KNOWN as “One Tree” by the cave diving community, this water-filled sinkhole gained its name from a lone pine tree standing near its northern edge.
On private property in Mount Schank, it is situated in a paddock with only the large pine visible from a nearby unsealed road.
The sinkhole is a cenote – a deep, circular water-filled cavern – which is very rare around the world and only found across the Lower South East, in the Yucatan Peninsula in Mexico and in central Turkey.
Veteran cave divers and Cave Divers Association of Australia (CDAA) life members Ian Lewis and Peter “Puddles” Horne have been documenting and researching caves and sinkholes in the South East since the late 1970s, and told The Border Watch One Tree has officially been named Wurwurkooloo in early surveys of the district.
The hole itself does not become visible in the paddock until the visitor is almost at its edge, revealing its high walls and fresh water lake.
The lake is clear in winter when algae does not grow, and hazy in summer when the water is warmer.
It is around 36m in diameter with 8 to 10m high walls all around except on the southern side where a rough cutting makes access to the water level relatively easy.
Underwater, the walls initially slope towards the centre of the sinkhole before belling out, creating a large flooded cavern many times the diameter of the entrance lake above.
Once under the water’s surface, the diver normally descends to the top of a silt-covered mound at around 32m.
The mound formed when the former cave’s roof collapsed, forming a sinkhole.
Here, among barbed wire, old fencing and other farm rubbish the hole’s main attraction can be seen – an old harrow, or “The Harvester” as it is commonly known by cave divers.
“It looks like a giant hay rake with landed on its iron wheels and is very well preserved because the fresh water at depth does not corrode it.
“It’s a wonderful artefact from over a century ago and approaching it as a diver is like drifting down into a museum,” Ian said.
From here, the bottom slopes away under the walls to a flatter floor where many large boulders and the upside down wreck of an almost buried car can be seen.
The sinkhole reaches a maximum depth of around 50m, depending on water levels and features a number of “swim throughs” between the boulders.
Some graffiti can be seen on the walls, especially near the deepest area on the northern and north-western sides of the hole, made by divers many decades ago before the importance and rarity of these cenotes was fully understood.
The carved outline of a shark looming out of the darkness can be seen in one location which is the product of an early diver’s humour.

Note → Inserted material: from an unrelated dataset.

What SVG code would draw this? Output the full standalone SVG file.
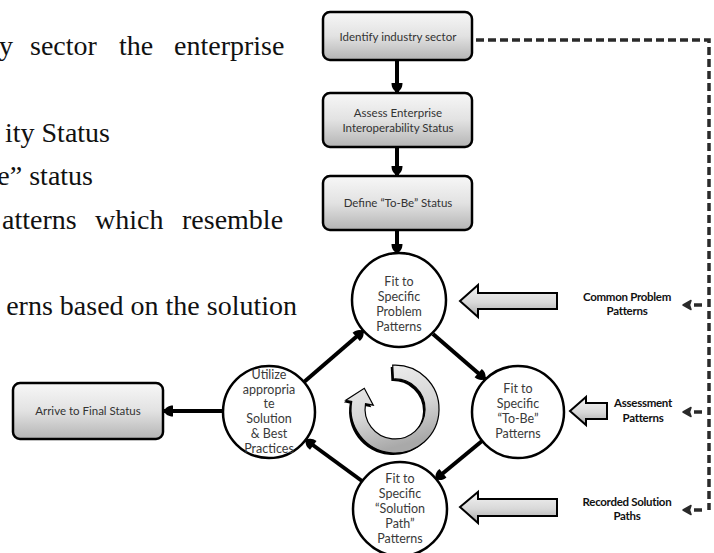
<svg xmlns="http://www.w3.org/2000/svg" width="714" height="553" viewBox="0 0 714 553">
  <defs>
    <linearGradient id="boxFill" x1="0" y1="0" x2="0" y2="1">
      <stop offset="0" stop-color="#f7f7f7"/>
      <stop offset="0.5" stop-color="#e2e2e2"/>
      <stop offset="1" stop-color="#b4b4b4"/>
    </linearGradient>
    <linearGradient id="arrowFill" x1="0" y1="0" x2="0" y2="1">
      <stop offset="0" stop-color="#f4f4f4"/>
      <stop offset="0.55" stop-color="#d8d8d8"/>
      <stop offset="1" stop-color="#a8a8a8"/>
    </linearGradient>
    <linearGradient id="cycleFill" x1="0" y1="0" x2="0.3" y2="1">
      <stop offset="0" stop-color="#f2f2f2"/>
      <stop offset="0.6" stop-color="#d6d6d6"/>
      <stop offset="1" stop-color="#a9a9a9"/>
    </linearGradient>
    <marker id="head" viewBox="-10 -6 11 12" refX="0" refY="0" markerWidth="11" markerHeight="12" markerUnits="userSpaceOnUse" orient="auto">
      <path d="M0,0 C-1,-3 -4,-5.5 -9,-5.5 L-9,5.5 C-4,5.5 -1,3 0,0 Z" fill="#000"/>
    </marker>
    <!-- small left-pointing tip used where the feed line branches off -->
    <path id="tapTip" d="M0,0 L8,-4.5 L6.5,0 L8,4.5 Z" fill="#2a2a2a" stroke="#2a2a2a" stroke-width="1.5" stroke-linejoin="round"/>
  </defs>
  <style>
    .page { font-family: "Liberation Serif", "Times New Roman", serif; font-size: 28px; fill: #111; }
    .box rect.shape { fill: url(#boxFill); stroke: #000; stroke-width: 2.5; }
    .box text { font-family: Lato, "Open Sans", sans-serif; font-size: 11.5px; fill: #333; text-anchor: middle; }
    .step circle { fill: #fff; stroke: #000; stroke-width: 2.5; }
    .step text { font-family: Lato, "Open Sans", sans-serif; font-size: 12.5px; fill: #3a3a3a; text-anchor: middle; }
    .source text { font-family: Lato, "Open Sans", sans-serif; font-size: 11.5px; font-weight: bold; fill: #111; text-anchor: middle; letter-spacing: -0.3px; }
    .block { fill: url(#arrowFill); stroke: #000; stroke-width: 2; stroke-linejoin: miter; }
    .flow { stroke: #000; stroke-width: 4; fill: none; marker-end: url(#head); }
    .feed { stroke: #2a2a2a; stroke-width: 3.5; fill: none; stroke-dasharray: 8 4; }
    .dash { stroke: #2a2a2a; stroke-width: 3.5; fill: none; }
  </style>

  <rect width="714" height="553" fill="#fff"/>

  <!-- body text of the page running behind the figure -->
  <g id="page-text" class="page">
    <text x="-1" y="55">y</text>
    <text x="30" y="55">sector</text>
    <text x="119" y="55">the</text>
    <text x="174" y="55">enterprise</text>
    <text x="110" y="142" text-anchor="end">ity Status</text>
    <text x="93" y="185" text-anchor="end">e” status</text>
    <text x="2" y="229">atterns</text>
    <text x="95" y="229">which</text>
    <text x="182" y="229">resemble</text>
    <text x="297" y="315" text-anchor="end">erns based on the solution</text>
  </g>

  <!-- connectors -->
  <g id="connectors">
    <path class="feed" d="M476,40 H709 V510"/>
    <line class="dash" x1="694" y1="305" x2="702" y2="305"/>
    <use href="#tapTip" x="683" y="305"/>
    <line class="dash" x1="694" y1="412" x2="702" y2="412"/>
    <use href="#tapTip" x="683" y="412"/>
    <line class="dash" x1="694" y1="510" x2="702" y2="510"/>
    <use href="#tapTip" x="683" y="510"/>
    <line class="flow" x1="397" y1="61" x2="397" y2="92"/>
    <line class="flow" x1="397" y1="148" x2="397" y2="175"/>
    <line class="flow" x1="397" y1="231" x2="397" y2="253"/>
    <line class="flow" x1="433" y1="334" x2="485" y2="379"/>
    <line class="flow" x1="482" y1="441" x2="436" y2="479"/>
    <line class="flow" x1="362" y1="481" x2="306" y2="440"/>
    <line class="flow" x1="304" y1="382" x2="363" y2="331"/>
    <line class="flow" x1="223" y1="411" x2="164" y2="411"/>
    <path class="block" d="M460,301 L478,285 L478,293 L557,293 L557,309 L478,309 L478,317 Z"/>
    <path class="block" d="M570,411 L586,397 L586,403 L607,403 L607,419 L586,419 L586,425 Z"/>
    <path class="block" d="M460,507 L478,492 L478,499 L557,499 L557,516 L478,516 L478,523 Z"/>
  </g>

  <!-- linear steps -->
  <g id="identify" class="box">
    <rect class="shape" x="323" y="12" width="149" height="48" rx="7"/>
    <text x="398" y="41">Identify industry sector</text>
  </g>
  <g id="assess" class="box">
    <rect class="shape" x="323" y="93" width="149" height="54" rx="7"/>
    <text x="398" y="117">Assess Enterprise</text>
    <text x="398" y="132">Interoperability Status</text>
  </g>
  <g id="define" class="box">
    <rect class="shape" x="323" y="176" width="149" height="54" rx="7"/>
    <text x="398" y="207">Define “To-Be” Status</text>
  </g>
  <g id="final" class="box">
    <rect class="shape" x="13" y="383" width="150" height="56" rx="7"/>
    <text x="88" y="415">Arrive to Final Status</text>
  </g>

  <!-- pattern-matching cycle -->
  <g id="fit-problem" class="step">
    <circle cx="399" cy="300" r="47"/>
    <text x="399" y="286">Fit to</text>
    <text x="399" y="301">Specific</text>
    <text x="399" y="316">Problem</text>
    <text x="399" y="331">Patterns</text>
  </g>
  <g id="fit-tobe" class="step">
    <circle cx="518" cy="412" r="46"/>
    <text x="518" y="393">Fit to</text>
    <text x="518" y="408">Specific</text>
    <text x="518" y="423">“To-Be”</text>
    <text x="518" y="438">Patterns</text>
  </g>
  <g id="fit-solution" class="step">
    <circle cx="400" cy="509" r="47"/>
    <text x="400" y="483">Fit to</text>
    <text x="400" y="498">Specific</text>
    <text x="400" y="513">“Solution</text>
    <text x="400" y="528">Path”</text>
    <text x="400" y="543">Patterns</text>
  </g>
  <g id="utilize" class="step">
    <circle cx="269" cy="412" r="46"/>
    <text x="269" y="379">Utilize</text>
    <text x="269" y="394">appropria</text>
    <text x="269" y="408">te</text>
    <text x="269" y="423">Solution</text>
    <text x="269" y="438">&amp; Best</text>
    <text x="269" y="453">Practices</text>
  </g>

  <!-- cycle symbol -->
  <g id="cycle">
    <path d="M392.7,365.1 A44,44 0 1 1 351.7,401.4 L345.8,400.3 L364.3,388.3 L373.3,405.2 L365.5,403.8 A30,30 0 1 0 393.4,379 Z" fill="#000" transform="translate(-2,2)"/>
    <path d="M392.7,365.1 A44,44 0 1 1 351.7,401.4 L345.8,400.3 L364.3,388.3 L373.3,405.2 L365.5,403.8 A30,30 0 1 0 393.4,379 Z" fill="url(#cycleFill)" stroke="#000" stroke-width="1.2"/>
  </g>

  <!-- pattern sources -->
  <g id="common-problem" class="source">
    <text x="627" y="301">Common Problem</text>
    <text x="627" y="315">Patterns</text>
  </g>
  <g id="assessment" class="source">
    <text x="643" y="407">Assessment</text>
    <text x="643" y="422">Patterns</text>
  </g>
  <g id="recorded" class="source">
    <text x="627" y="506">Recorded Solution</text>
    <text x="627" y="520">Paths</text>
  </g>
</svg>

“In addition divers regularly see common galaxias (locally known as native trout), introduced red fin perch and various crustaceans, especially
the common yabbie,” Peter said.
“The first known logged scuba dives in the sinkhole took place in November 1962, when local divers Philip ‘Mick’ Potter and Jock Huxtable descended to about 45 metres.
“Some preliminary environmental studies and mapping attempts were made by myself and other cave diving colleagues in the early 1980s, resulting in a collection of useful reference information about this mysterious place.
“The CDAA has also mapped the sinkhole with the interesting outcome being a three dimensional ‘fly through’ computer map.”
Peter said the Cave Exploration Group of South Australia’s first reference to the sinkhole was by Elery Hamilton-Smith in December 1954.
“He reported a very deep lake of bright blue colour,” he said.
To ensure safe and pleasurable diving the site has been rated deep cavern by the CDAA, meaning only appropriately certified and equiped divers may use the facility after the landowner’s permission has been sought.
According to veteran cave diver Ian Lewis, Little Blue Lake as well as the One Tree and Ela Elap sinkhol
es were three cenotes discovered close together and in a line by Governor Grey when his expedition explored the Lower South East in 1844,
“The famous South Australian artist and painter, George French Angus painted several of these sinkholes in watercolours on that expedition and copies
of these can be seen in the Riddoch Art Gallery in Commercial Street,” he said.
“The paintings are the first pictorial record of the cenotes, the landscape and the vegetation at the time of very early settlement in the region.”
Ian said many cenotes in the area have similar stone ramp cuttings in their walls which were hand-dug around the late 1800s and in 1900 to allow stock to walk down to the freshwater edge to drink.
“Nowadays, the ledges are too high as the water table receded in line with the regional rainfall pattern,” he said.
“Mapping research has revealed One Tree and its two nearby neighbours are situated along the Nelson Fault line which is also in line with Mount Schank.
“Early settlers thought these three sinkholes were volcanic vents, but we later worked out they are actually limestone holes.
“The influence of the Mount Schank volcano has caused them to be deep, large and round, so in many ways the first settlers were right,” he said.